Pyay (Prome) is an ancient town in central Myanmar that dates back to the 11th century Pagan Empire.
The city thrived as an important river trading hub during the rise of the Pagan Empire. When the British Empire took control of the region in the late 19th century, Pyay continued to prosper. Today, the city of Pyay is still an important shipping hub for goods traveling along the Ayeyarwady River.
The Shwesandaw Pagoda is the city’s paramount landmark. Capping a low hill near the center of town, Shwesandaw Pagoda is one of the city’s most iconic landmarks, and local legends say the Buddhist temple dates back to 589 BC. A tooth relic left from the Buddha’s cremation in Northern India is believed to be enshrined here.

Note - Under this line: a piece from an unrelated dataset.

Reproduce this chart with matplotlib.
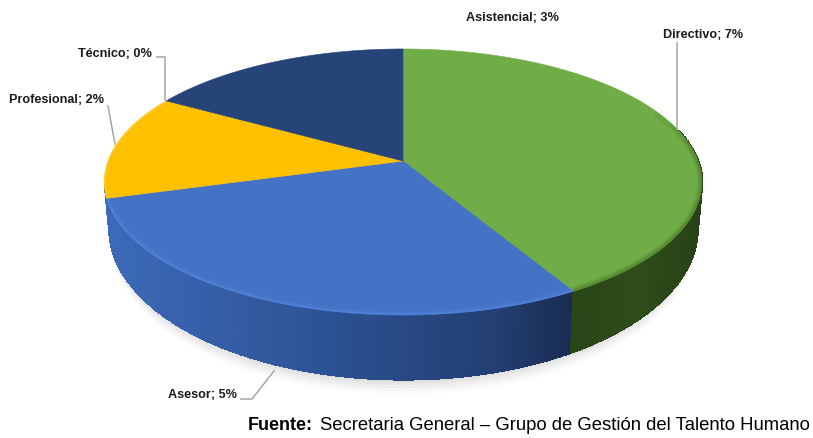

The Thayekhittaya (Sri Ksetra) Archeological Park is about 5 miles from the city of Pyay. The site is the remains of an ancient capital from one of the many Pyu city-states that ruled this region before the rise of the Pagan Kingdom. The circular city was enclosed by nearly 20 square-miles of walls. A number of ancient intact structures dating back to the 9th century and earlier can be found inside the archeological park.
The Thayekhittaya (Sri Ksetra) Archeological Park is best explored during the cooler dry season that runs between November and May while enjoying a luxury tour of Myanmar. Warmer temperatures and higher chances of rainfall begin in June and continue into October. While the second half of the year is hotter, the extra precipitation makes the lush fields and jungles of Myanmar particularly stunning.
The city of Pyay has a plethora of sights for architectural and cultural enthusiasts.
Pyay is about 160 miles northwest of Yangon along the Ayeyarwady River. It can be reached overland in a private vehicle in as little as 4 hours from Yangon.
Western-style clothing is fine to wear while exploring the archeological park and town. If you’re planning on visiting The Shwesandaw Pagoda, it’s best to dress in modest attire that covers your shoulders, arms, and knees.